March 20, 2020 – Vayakheil – Pekude

Shabbat Message from Rabbi Rosenberg, Cantor Eichaker & Rabbi Bellows

This Shabbat we will read the last two sections of the Book of Exodus. While the past few months have seemed to go quickly, there may be a feeling that time is slowing down as we contract our lives in the protectorate of our most necessary circle of existence.

Parashat Vayakheil – Pekudei (Exodus 35:1 – 40:38) concludes a transformative time in the story of our Israelite ancestors. The narrative style of the Torah has yielded to the more declarative and almost cryptic style we will experience in the Book of Leviticus. Exodus chronicles the passage of the Israelites through the wilderness. Through the Book of Exodus, the passage of time was seen through relatively short and seemingly tangential stories inserted throughout the migratory narrative. These were strategically placed to indicate a passage of time. The final “time passage” insert begins with the Golden Calf and ends with the completion of the Tabernacle. In Exodus 32:1 we read a lengthy sentence: “When the people saw that Moses was so long in coming down from the mountain, vayikaheil haam al Aharon… – the people gathered (assembled) against Aaron…”. This marks the beginning of one of the most symbolic acts of defiance in biblical history. The side bar story concludes with the beginning of this week’s double Parasha. The very first word of Exodus 35:1 “Vayakheil – and they assembled” bookends this story with a positive resolution.

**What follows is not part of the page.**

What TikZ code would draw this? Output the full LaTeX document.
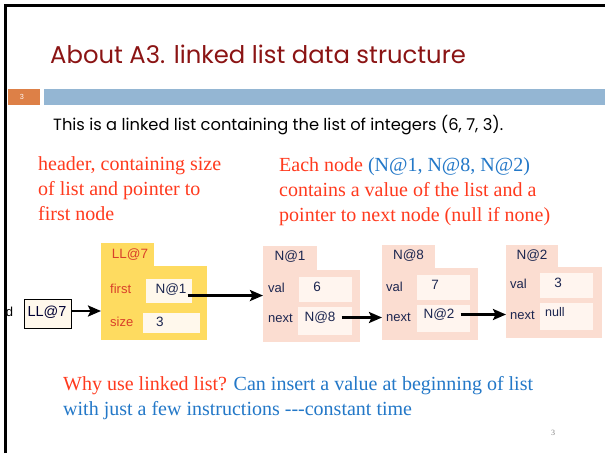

With this in mind, we offer this prayer…

Cooperation is born when disobedience merges with contrition.
Consensus is formed when doubt is overcome by knowledge.
From fabrication to function to relevance.
From chaos to calm to comity.
Dear God; be our beacon in the fog of indecision.
Help us to remove the icon of fear with the power of certainty gained in the belief in Your Ever-Present spirit.

As the superimposition of our arrogance gives way to God’s natural order; we will embrace this time as an opportunity to make our existence and the world better; knowing that the reward for a life of functional responsibly we will help to form a better world for the generation yet to be born.